Yeah? That's why you make the call and find out he's the Citizen of the Year.

Instead, they show him all these surveillance pictures of black activists he doesn't know and breathe on him for a while and then toss him out with a sort of warning to keep his nose clean.

I kept calling the marshal's office. The marshal himself, Dub Bransom, never called me back. Maybe he was busy putting the arm on some fool who had beat Ronnie Kendall at tennis.

On another call to the marshal's office, Deputy Marshal Tony Odom told me they had to talk to "various individuals" involved, and Milner was supposedly one of the many protest organizers with whom they spoke. Well, they left one out. I asked Marvin Crenshaw if the U.S. marshals had ever called him about it.
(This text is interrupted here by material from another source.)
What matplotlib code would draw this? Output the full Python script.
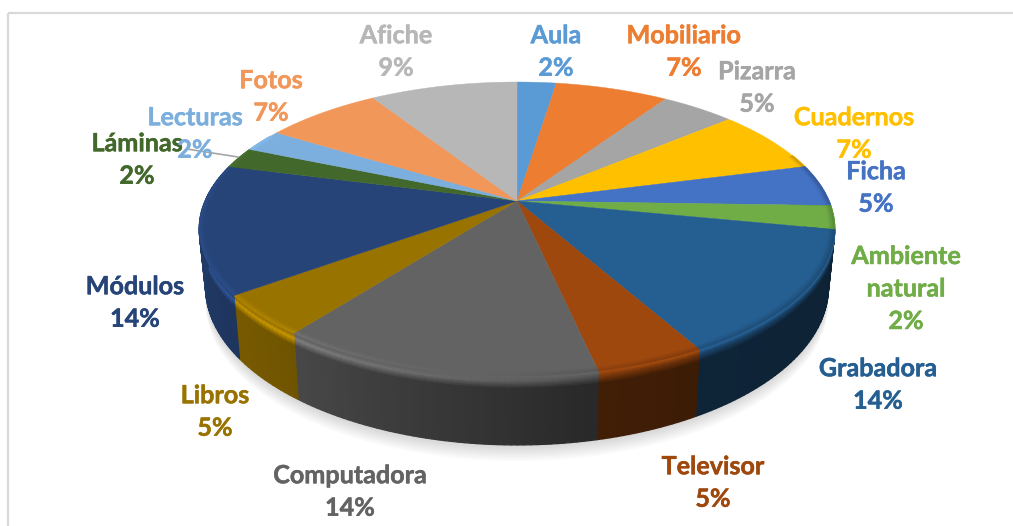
import numpy as np
import matplotlib
matplotlib.use("Agg")
import matplotlib.pyplot as plt
import matplotlib.patheffects as pe
from matplotlib.collections import PolyCollection
from matplotlib.patches import Polygon, Rectangle

# slices clockwise from 12 o'clock, shares estimated from the rim of the pie
categories = ["Aula", "Mobiliario", "Pizarra", "Cuadernos", "Ficha", "Ambiente\nnatural",
              "Grabadora", "Televisor", "Computadora", "Libros", "Módulos", "Láminas",
              "Lecturas", "Fotos", "Afiche"]
shares = [2.4, 6.9, 4.5, 7.1, 4.6, 2.6, 13.8, 4.7, 13.8, 4.5, 14.2, 2.3, 2.5, 7.1, 9.0]
shown_pct = [2, 7, 5, 7, 5, 2, 14, 5, 14, 5, 14, 2, 2, 7, 9]

colors = ["#5b9bd5", "#ed7d31", "#a5a5a5", "#ffc000", "#4472c4", "#70ad47",
          "#255e91", "#9e480e", "#636363", "#997300", "#264478", "#43682b",
          "#7cafdd", "#f1975a", "#b7b7b7"]
label_pos = [(556, 50), (684, 50), (757, 86), (854, 132), (876, 186), (906, 287),
             (878, 383), (713, 481), (350, 490), (215, 410), (135, 301), (137, 158),
             (195, 132), (271, 95), (396, 50)]
LINE_PITCH = 32.5

# projection of the disc, in image pixels
CX, CY = 517, 201
A, B, P = 312, 141.6, 0.19
DEPTH = 56


def project(theta, r=1.0, drop=0.0):
    w = 1 + P * r * np.cos(theta)
    narrow = 1 - 0.02 * drop / DEPTH
    x = CX + A * r * np.sin(theta) / w * narrow
    y = CY - B * r * np.cos(theta) / w + drop / w
    return x, y


def rgb(c):
    return np.array(matplotlib.colors.to_rgb(c))


def wall_level(deg):
    return np.interp(deg, [90, 150, 170, 190, 220, 240, 270, 300],
                     [.36, .38, .42, .55, .74, .8, .87, .87])


def shine_level(deg):
    return np.interp(deg, [75, 160, 180, 220, 240, 300],
                     [.62, .72, .95, 1.3, 1.25, 1.12])


fig = plt.figure(figsize=(10.13, 5.26), dpi=100)
ax = fig.add_axes([0, 0, 1, 1])
ax.set_xlim(0, 1013)
ax.set_ylim(526, 0)
ax.axis("off")

# chart frame, only top and left fall inside the crop
ax.add_patch(Rectangle((7.5, 13), 1100, 600, fill=False, ec="#d9d9d9", lw=1.6, zorder=0))

edges = np.radians(np.cumsum([0] + shares) * 3.6)
ring = np.linspace(0, 2 * np.pi, 361)

# soft shadow under the pie
for k in range(2, 17, 2):
    x, y = project(ring, 1.0, DEPTH)
    ax.add_patch(Polygon(np.c_[x, y + k], fc="#000000", ec="none", alpha=0.018, zorder=1))

wall_quads, wall_cols, bevel_quads, bevel_cols = [], [], [], []
drops = [0, 1.5, 3, 4.5, 6, 7.5, 9, DEPTH]
for i, c in enumerate(colors):
    base = rgb(c)
    n = max(int(np.degrees(edges[i + 1] - edges[i])), 1)
    steps = np.linspace(edges[i], edges[i + 1], n + 1)
    for t0, t1 in zip(steps[:-1], steps[1:]):
        deg = np.degrees((t0 + t1) / 2)
        if deg < 70 or deg > 300:
            continue
        wall = base * wall_level(deg)
        shine = np.clip(base * shine_level(deg), 0, 1)
        # wall with a rounded top edge, deepest band first so the bevel stays on top
        for d0, d1 in list(zip(drops[:-1], drops[1:]))[::-1]:
            f = d0 / 9
            if f < 1 / 3:
                col = base + (shine - base) * f * 3
            elif f < 1:
                col = shine + (wall - shine) * (f - 1 / 3) * 1.5
            else:
                col = wall
            xa, ya = project(np.array([t0, t1]), 1.0, d0)
            xb, yb = project(np.array([t1, t0]), 1.0, d1)
            wall_quads.append(np.c_[np.r_[xa, xb], np.r_[ya, yb]])
            wall_cols.append(np.clip(col, 0, 1))
        # fade on the top face towards the rim
        radii = np.linspace(0.98, 1.0, 5)
        for j, (r0, r1) in enumerate(zip(radii[:-1], radii[1:])):
            xa, ya = project(np.array([t0, t1]), r0)
            xb, yb = project(np.array([t1, t0]), r1)
            bevel_quads.append(np.c_[np.r_[xa, xb], np.r_[ya, yb]])
            bevel_cols.append(base + (np.minimum(shine, 1) - base) * (j + 0.5) / 4 * 0.6)

ax.add_collection(PolyCollection(wall_quads, facecolors=wall_cols, edgecolors=wall_cols,
                                 linewidths=0.9, zorder=2))

for i, c in enumerate(colors):
    t = np.linspace(edges[i], edges[i + 1], 60)
    x, y = project(t)
    ax.add_patch(Polygon(np.c_[np.r_[CX, x], np.r_[CY, y]], fc=c, ec=c, lw=0.3, zorder=3))

ax.add_collection(PolyCollection(bevel_quads, facecolors=bevel_cols, edgecolors=bevel_cols,
                                 linewidths=0.3, zorder=4))

# leader line for Lecturas
ax.plot([238, 187], [157, 149], color="#a6a6a6", lw=1.2, zorder=5)

# each line is its own text so neighbouring labels keep tight boxes
for name, pct, c, (lx, ly) in zip(categories, shown_pct, colors, label_pos):
    lines = name.split("\n") + [f"{pct}%"]
    top = ly - LINE_PITCH * (len(lines) - 1) / 2
    for k, line in enumerate(lines):
        txt = ax.text(lx, top + k * LINE_PITCH, line, color=c, family="Lato", weight="bold",
                      fontsize=18.1, ha="center", va="center_baseline", zorder=6)
        txt.set_path_effects([pe.withStroke(linewidth=0.35, foreground=c)])

fig.savefig("out.png", dpi=100, facecolor="white")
"No," he said. "Never. I've never spoken to anyone there about it."

Wait -- he's the guy with the posse of protesters. He's a real genuine black activist. Show him those same pictures, he'd not only know every one, he'd know their mothers' names.

I don't know if the judge himself called the marshals. His office told me they had described my request for comment to the judge, and he told them he had been out of town for two weeks and had no idea what I was talking about. So maybe his wife is able to dispatch the marshals herself.

I called Ronnie Kendall and left a message. As before, she did not reply.

The point is, this definitely came from Ronnie Kendall, and there is good reason to believe it came from her husband, too. And this was a roust -- the kind of stop-and-frisk, push-'em-around, make-'em-pee street justice that bad cops used to hand out all the time in southern Dallas.

Milner said to me, "I think Ronnie was sending out a message not to mess with her."

I think the message got through. The last time I talked to Milner, he was talking tough, but I could also hear the shakes way down in there.

Bottom of the page? Rick Stacy, leader of the good-ol'-boy faction, stomped heck out of the new-money mayoral candidate in the election held just a few days ago in Southlake. Twenty years ago, if you had told me I'd wind up rooting for the good ol' boys, I would have called you a liar.